Di Tamar, enam sumur produksi masing-masing menghasilkan volume gas alam berkisar antara 7,1 hingga 8,5 juta meter kubik per hari (MMSCFD).
Sebagian besar pemrosesan gas alam dilakukan di platform Tamar yang terletak 24 kilometer (15 mil) sebelah barat Ashkelon. Tamar juga memasok 70 persen kebutuhan konsumsi energi Israel untuk pembangkit listrik.
Meskipun Tamar diperintahkan ditutup setelah serangan Hamas terhadap Israel, ladang minyak raksasa Leviathan tetap beroperasi secara normal.
Setelah penutupan ladang Tamar, Israel akan mencari sumber alternatif untuk memenuhi kebutuhan energinya.
Buntut perang ini, pemerintah Israel juga telah memerintahkan perusahaan listrik milik negara untuk menghentikan pasokan listrik ke Jalur Gaza.
Reuters melaporkan pasar sedang memperhatikan apakah ada keterlibatan Iran dalam peningkatan eskalasi konflik di Timur Tengah. Jika negara Barat secara resmi mengkonfirmasi dugaan tersebut, maka Barat berpotensi memperketat sanksi terhadap Iran. Sebagai informasi, Iran adalah salah satu produsen minyak mentah terbesar dunia.
Ancaman konflik Timur Tengah juga muncul saat Arab Saudi dan Rusia ketika menetapkan kebijakan pemangkasan produksi dari sebesar 1,3 juta barel per hari hingga akhir 2023. Pada September 2023, kendala pasokan sempat mendorong harga minyak Brent menyentuh level USD95,9 per barel.
Reuters juga melaporkan bahwa Goldman Sachs memprediksibahwa harga minyak mentah Brent pada 2024 akan berada di rentang USD80–USD105 per barel, didorong oleh potensi defisit produksi akibat pemangkasan produksi dari OPEC.
Saat ini, kenaikan harga minyak mentah masih lebih didorong oleh sentimen jangka pendek.
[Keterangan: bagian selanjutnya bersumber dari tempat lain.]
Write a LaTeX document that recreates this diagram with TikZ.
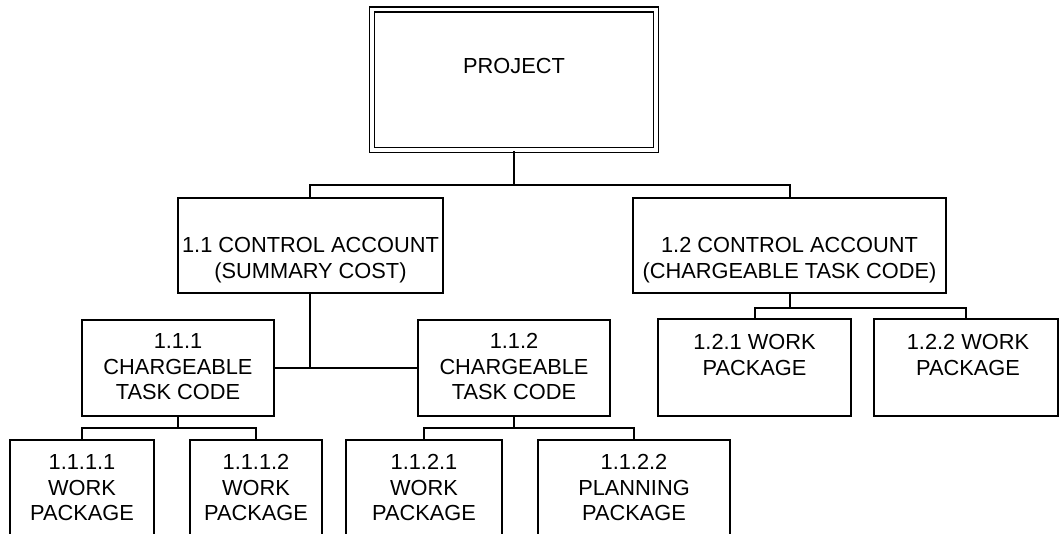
\documentclass[tikz,border=0pt]{standalone}
\usepackage{fontspec}
\setmainfont{Liberation Sans}
\newcommand\wbslines[1]{\begin{tabular}[t]{@{}c@{}}#1\end{tabular}}
\begin{document}
\begin{tikzpicture}[x=1pt,y=-1pt,
  box/.style={draw, rectangle, line width=2pt, inner sep=0pt},
  dbox/.style={draw, rectangle, double, double distance=3.4pt, line width=1.6pt, inner sep=0pt},
  txt/.style={anchor=base, inner sep=0pt, font=\fontsize{21.8}{25.5}\selectfont},
  conn/.style={line width=2pt}]
\useasboundingbox (0,0) rectangle (1059,533);
\clip (0,0) rectangle (1059,533);
\fill[white] (0,0) rectangle (1059,533);
% boxes
\node[dbox, minimum width=284pt, minimum height=140.5pt] (p) at (514,79.75) {};
\node[box, minimum width=265pt, minimum height=95pt] (a11) at (310,245.5) {};
\node[box, minimum width=313pt, minimum height=95pt] (a12) at (789.5,245.5) {};
\node[box, minimum width=192pt, minimum height=96pt] (b111) at (178,368) {};
\node[box, minimum width=192pt, minimum height=96pt] (b112) at (514,368) {};
\node[box, minimum width=193pt, minimum height=97pt] (d121) at (754.5,367.5) {};
\node[box, minimum width=184pt, minimum height=97pt] (d122) at (966,367.5) {};
\node[box, minimum width=144pt, minimum height=160pt] (c1111) at (82,520) {};
\node[box, minimum width=132pt, minimum height=160pt] (c1112) at (256,520) {};
\node[box, minimum width=156pt, minimum height=160pt] (c1121) at (424,520) {};
\node[box, minimum width=192pt, minimum height=160pt] (c1122) at (634,520) {};
% texts
\node[txt] (tp) at (514,73.5) {PROJECT};
\node[txt] (ta11) at (310.5,252.5) {\wbslines{1.1 CONTROL ACCOUNT\\(SUMMARY COST)}};
\node[txt] (ta12) at (789.5,252.5) {\wbslines{1.2 CONTROL ACCOUNT\\(CHARGEABLE TASK CODE)}};
\node[txt] (tb111) at (178,348.5) {\wbslines{1.1.1\\CHARGEABLE\\TASK CODE}};
\node[txt] (tb112) at (514,348.5) {\wbslines{1.1.2\\CHARGEABLE\\TASK CODE}};
\node[txt] (td121) at (754.5,349.5) {\wbslines{1.2.1 WORK\\PACKAGE}};
\node[txt] (td122) at (968,349.5) {\wbslines{1.2.2 WORK\\PACKAGE}};
\node[txt] (tc1111) at (82,469.5) {\wbslines{1.1.1.1\\WORK\\PACKAGE}};
\node[txt] (tc1112) at (256,469.5) {\wbslines{1.1.1.2\\WORK\\PACKAGE}};
\node[txt] (tc1121) at (424,469.5) {\wbslines{1.1.2.1\\WORK\\PACKAGE}};
\node[txt] (tc1122) at (634,469.5) {\wbslines{1.1.2.2\\PLANNING\\PACKAGE}};
% junctions
\coordinate (j0) at (514,185);
\coordinate (j12) at (789.5,308);
\coordinate (j111) at (178,428);
\coordinate (j112) at (514,428);
% connectors
\draw[conn] (p.south) -- (j0);
\draw[conn] (a11.north) |- (j0) -| (a12.north);
\draw[conn] (a11.south) -- (a11.south |- b111.east);
\draw[conn] (b111.east) -- (b112.west);
\draw[conn] (a12.south) -- (j12);
\draw[conn] (d121.north) |- (j12) -| (d122.north);
\draw[conn] (b111.south) -- (j111);
\draw[conn] (c1111.north) |- (j111) -| (c1112.north);
\draw[conn] (b112.south) -- (j112);
\draw[conn] (c1121.north) |- (j112) -| (c1122.north);
\end{tikzpicture}
\end{document}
Mengutip Stockbit, menurut laporan Fortune, trader minyak mentah saat ini belum melihat bahwa eskalasi konflik di Timur Tengah dapat menimbulkan risiko yang besar bagi pasokan minyak mentah.
Meski demikian, potensi pengetatan sanksi dari Barat untuk Iran, jika negara tersebut diklaim terlibat, dapat menimbulkan risiko penurunan pasokan dan ekspor minyak dari Iran. Hal ini dapat mendorong kenaikan harga minyak lebih lanjut. (ADF)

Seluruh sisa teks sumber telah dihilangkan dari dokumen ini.